── Material for the task
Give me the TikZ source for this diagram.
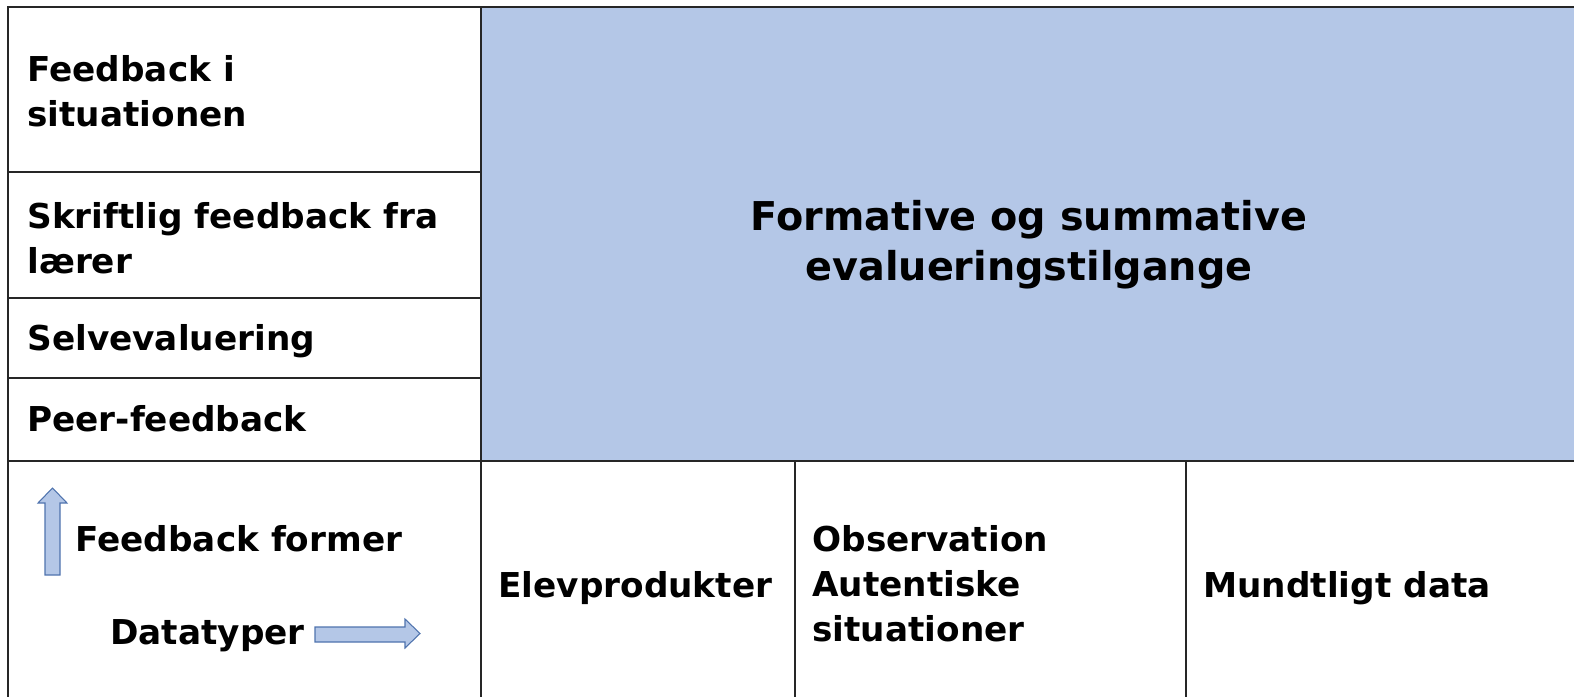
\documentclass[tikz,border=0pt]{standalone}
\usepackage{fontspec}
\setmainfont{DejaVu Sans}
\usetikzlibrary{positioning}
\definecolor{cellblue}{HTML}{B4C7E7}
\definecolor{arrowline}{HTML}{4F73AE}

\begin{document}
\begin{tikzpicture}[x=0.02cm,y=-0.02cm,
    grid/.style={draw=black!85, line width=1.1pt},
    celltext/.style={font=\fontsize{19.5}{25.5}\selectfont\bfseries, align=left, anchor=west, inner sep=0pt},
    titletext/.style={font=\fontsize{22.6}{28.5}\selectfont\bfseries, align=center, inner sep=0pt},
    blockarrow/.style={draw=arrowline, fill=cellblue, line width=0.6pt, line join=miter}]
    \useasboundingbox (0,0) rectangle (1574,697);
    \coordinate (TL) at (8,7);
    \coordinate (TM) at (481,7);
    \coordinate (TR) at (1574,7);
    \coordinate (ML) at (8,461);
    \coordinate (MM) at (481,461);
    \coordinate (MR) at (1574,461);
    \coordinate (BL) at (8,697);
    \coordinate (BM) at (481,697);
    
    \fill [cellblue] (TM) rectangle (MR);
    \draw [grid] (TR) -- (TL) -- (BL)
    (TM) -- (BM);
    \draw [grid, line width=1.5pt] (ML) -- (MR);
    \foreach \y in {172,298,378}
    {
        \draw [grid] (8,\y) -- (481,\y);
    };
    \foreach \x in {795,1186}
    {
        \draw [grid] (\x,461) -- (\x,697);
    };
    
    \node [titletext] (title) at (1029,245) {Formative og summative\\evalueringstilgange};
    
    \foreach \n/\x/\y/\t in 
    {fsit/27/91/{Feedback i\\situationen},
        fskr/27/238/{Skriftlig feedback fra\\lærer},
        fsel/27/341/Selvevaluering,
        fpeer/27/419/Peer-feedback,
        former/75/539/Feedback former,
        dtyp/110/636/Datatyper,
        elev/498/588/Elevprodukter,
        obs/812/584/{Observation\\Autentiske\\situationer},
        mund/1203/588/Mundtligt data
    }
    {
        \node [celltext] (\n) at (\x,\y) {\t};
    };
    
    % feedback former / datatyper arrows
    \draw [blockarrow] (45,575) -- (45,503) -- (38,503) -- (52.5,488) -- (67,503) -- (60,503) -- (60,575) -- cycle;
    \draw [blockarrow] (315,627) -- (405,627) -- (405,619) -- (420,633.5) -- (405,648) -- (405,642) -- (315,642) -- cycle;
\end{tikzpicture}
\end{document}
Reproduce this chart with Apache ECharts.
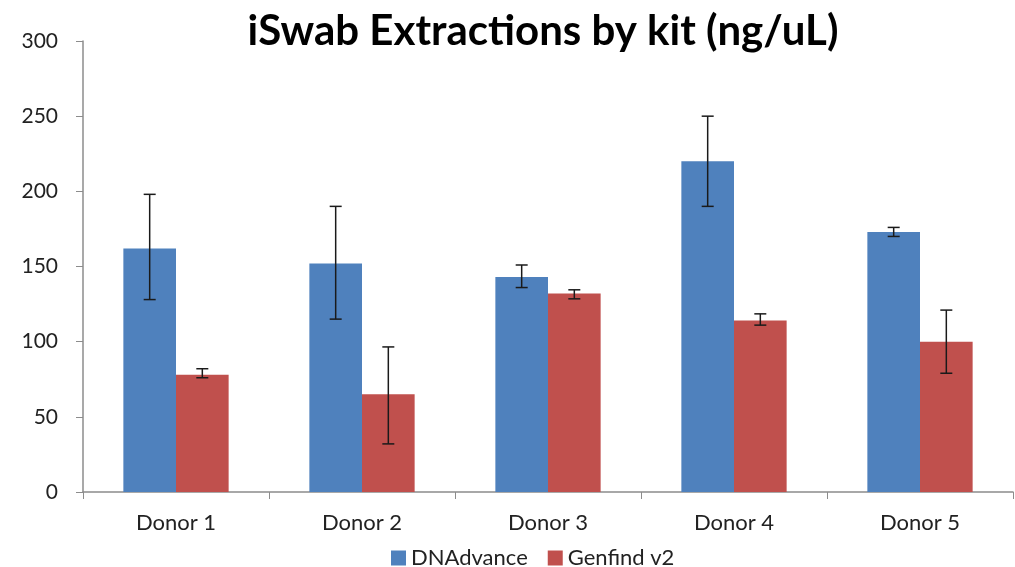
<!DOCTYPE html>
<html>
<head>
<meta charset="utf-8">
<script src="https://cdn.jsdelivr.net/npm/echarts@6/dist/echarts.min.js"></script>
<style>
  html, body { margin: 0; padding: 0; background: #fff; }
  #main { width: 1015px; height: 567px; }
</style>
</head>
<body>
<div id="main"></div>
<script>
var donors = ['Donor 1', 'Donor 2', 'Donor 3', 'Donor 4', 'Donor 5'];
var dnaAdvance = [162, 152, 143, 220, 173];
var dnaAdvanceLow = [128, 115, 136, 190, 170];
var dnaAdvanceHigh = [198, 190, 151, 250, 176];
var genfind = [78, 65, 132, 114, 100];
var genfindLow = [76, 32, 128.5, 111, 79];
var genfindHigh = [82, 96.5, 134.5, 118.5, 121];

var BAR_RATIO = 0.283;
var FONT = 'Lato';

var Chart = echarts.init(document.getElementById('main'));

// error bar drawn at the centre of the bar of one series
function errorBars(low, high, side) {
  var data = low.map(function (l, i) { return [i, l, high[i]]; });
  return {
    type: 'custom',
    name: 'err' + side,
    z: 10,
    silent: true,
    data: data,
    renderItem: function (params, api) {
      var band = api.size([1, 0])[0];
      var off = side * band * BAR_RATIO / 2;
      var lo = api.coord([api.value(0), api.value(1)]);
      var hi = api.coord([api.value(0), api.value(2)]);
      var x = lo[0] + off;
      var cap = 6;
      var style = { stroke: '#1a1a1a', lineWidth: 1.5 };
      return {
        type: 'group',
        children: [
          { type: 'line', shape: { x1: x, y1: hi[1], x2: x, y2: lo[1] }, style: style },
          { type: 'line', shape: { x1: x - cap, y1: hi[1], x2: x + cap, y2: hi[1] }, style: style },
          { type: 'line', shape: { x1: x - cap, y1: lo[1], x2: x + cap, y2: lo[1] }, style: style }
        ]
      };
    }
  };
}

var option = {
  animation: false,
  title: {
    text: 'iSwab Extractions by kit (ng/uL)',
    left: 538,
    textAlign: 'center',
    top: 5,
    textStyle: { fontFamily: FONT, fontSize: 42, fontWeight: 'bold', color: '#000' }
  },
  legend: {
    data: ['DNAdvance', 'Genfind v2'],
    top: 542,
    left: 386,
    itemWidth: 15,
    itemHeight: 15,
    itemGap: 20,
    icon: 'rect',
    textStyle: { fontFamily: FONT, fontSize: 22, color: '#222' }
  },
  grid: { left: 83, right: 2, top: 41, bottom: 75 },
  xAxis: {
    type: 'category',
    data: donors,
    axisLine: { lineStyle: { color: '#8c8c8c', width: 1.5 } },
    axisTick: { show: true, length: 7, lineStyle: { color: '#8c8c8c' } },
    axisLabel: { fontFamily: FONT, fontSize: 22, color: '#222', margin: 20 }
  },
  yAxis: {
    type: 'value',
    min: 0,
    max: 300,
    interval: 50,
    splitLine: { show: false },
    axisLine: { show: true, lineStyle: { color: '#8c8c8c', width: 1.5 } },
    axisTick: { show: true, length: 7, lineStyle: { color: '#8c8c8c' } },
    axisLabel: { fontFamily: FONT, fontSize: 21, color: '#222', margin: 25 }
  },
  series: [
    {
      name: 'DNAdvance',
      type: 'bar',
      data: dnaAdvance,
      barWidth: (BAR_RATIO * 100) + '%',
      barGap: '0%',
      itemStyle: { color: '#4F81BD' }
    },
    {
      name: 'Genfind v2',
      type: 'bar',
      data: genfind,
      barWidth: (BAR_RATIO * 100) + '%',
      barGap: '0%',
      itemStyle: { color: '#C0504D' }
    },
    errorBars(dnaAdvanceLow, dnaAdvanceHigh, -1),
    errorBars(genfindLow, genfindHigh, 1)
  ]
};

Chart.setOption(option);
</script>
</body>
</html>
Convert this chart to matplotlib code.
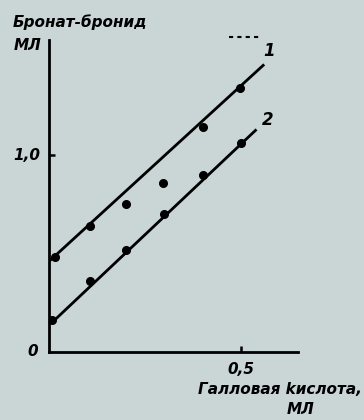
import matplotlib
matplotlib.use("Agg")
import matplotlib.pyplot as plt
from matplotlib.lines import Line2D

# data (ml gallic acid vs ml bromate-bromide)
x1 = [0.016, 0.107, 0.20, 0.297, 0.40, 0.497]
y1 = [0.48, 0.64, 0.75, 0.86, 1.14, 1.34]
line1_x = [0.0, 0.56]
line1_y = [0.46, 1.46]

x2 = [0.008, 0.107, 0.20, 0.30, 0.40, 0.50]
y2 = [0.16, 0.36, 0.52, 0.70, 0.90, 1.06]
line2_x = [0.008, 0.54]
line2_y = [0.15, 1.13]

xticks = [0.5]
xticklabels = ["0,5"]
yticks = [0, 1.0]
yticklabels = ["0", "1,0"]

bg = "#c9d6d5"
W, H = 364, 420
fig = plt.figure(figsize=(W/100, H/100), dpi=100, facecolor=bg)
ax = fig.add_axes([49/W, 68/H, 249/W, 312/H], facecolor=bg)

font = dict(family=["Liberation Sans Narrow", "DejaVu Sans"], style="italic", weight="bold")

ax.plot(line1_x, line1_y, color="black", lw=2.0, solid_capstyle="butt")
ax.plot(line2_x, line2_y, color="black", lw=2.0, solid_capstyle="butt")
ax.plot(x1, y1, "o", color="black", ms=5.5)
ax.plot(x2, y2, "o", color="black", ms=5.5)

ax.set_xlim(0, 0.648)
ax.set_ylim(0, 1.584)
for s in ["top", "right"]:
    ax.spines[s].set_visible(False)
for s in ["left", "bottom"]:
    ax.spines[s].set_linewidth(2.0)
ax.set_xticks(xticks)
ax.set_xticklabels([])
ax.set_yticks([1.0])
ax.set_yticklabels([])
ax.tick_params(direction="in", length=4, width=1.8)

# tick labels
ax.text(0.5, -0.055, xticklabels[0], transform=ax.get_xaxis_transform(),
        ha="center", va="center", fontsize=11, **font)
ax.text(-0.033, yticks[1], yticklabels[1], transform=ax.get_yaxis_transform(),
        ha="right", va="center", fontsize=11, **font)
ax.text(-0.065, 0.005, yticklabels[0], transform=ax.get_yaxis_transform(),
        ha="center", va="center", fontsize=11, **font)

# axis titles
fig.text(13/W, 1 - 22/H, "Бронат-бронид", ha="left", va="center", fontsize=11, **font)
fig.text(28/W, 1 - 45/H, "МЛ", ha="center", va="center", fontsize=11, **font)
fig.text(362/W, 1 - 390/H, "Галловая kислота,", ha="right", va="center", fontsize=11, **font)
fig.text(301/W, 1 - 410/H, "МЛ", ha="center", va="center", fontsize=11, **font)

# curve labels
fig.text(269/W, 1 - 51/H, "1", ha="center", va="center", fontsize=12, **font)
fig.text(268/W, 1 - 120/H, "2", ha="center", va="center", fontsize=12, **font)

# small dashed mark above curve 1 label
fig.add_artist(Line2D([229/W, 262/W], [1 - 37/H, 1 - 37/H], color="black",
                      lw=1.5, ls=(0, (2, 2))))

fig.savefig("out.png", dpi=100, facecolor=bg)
────
▶ [Goal] Looking at the material above, count the lines containing the string "matplotlib" and reply with the count alone.

▶ [The reply] 5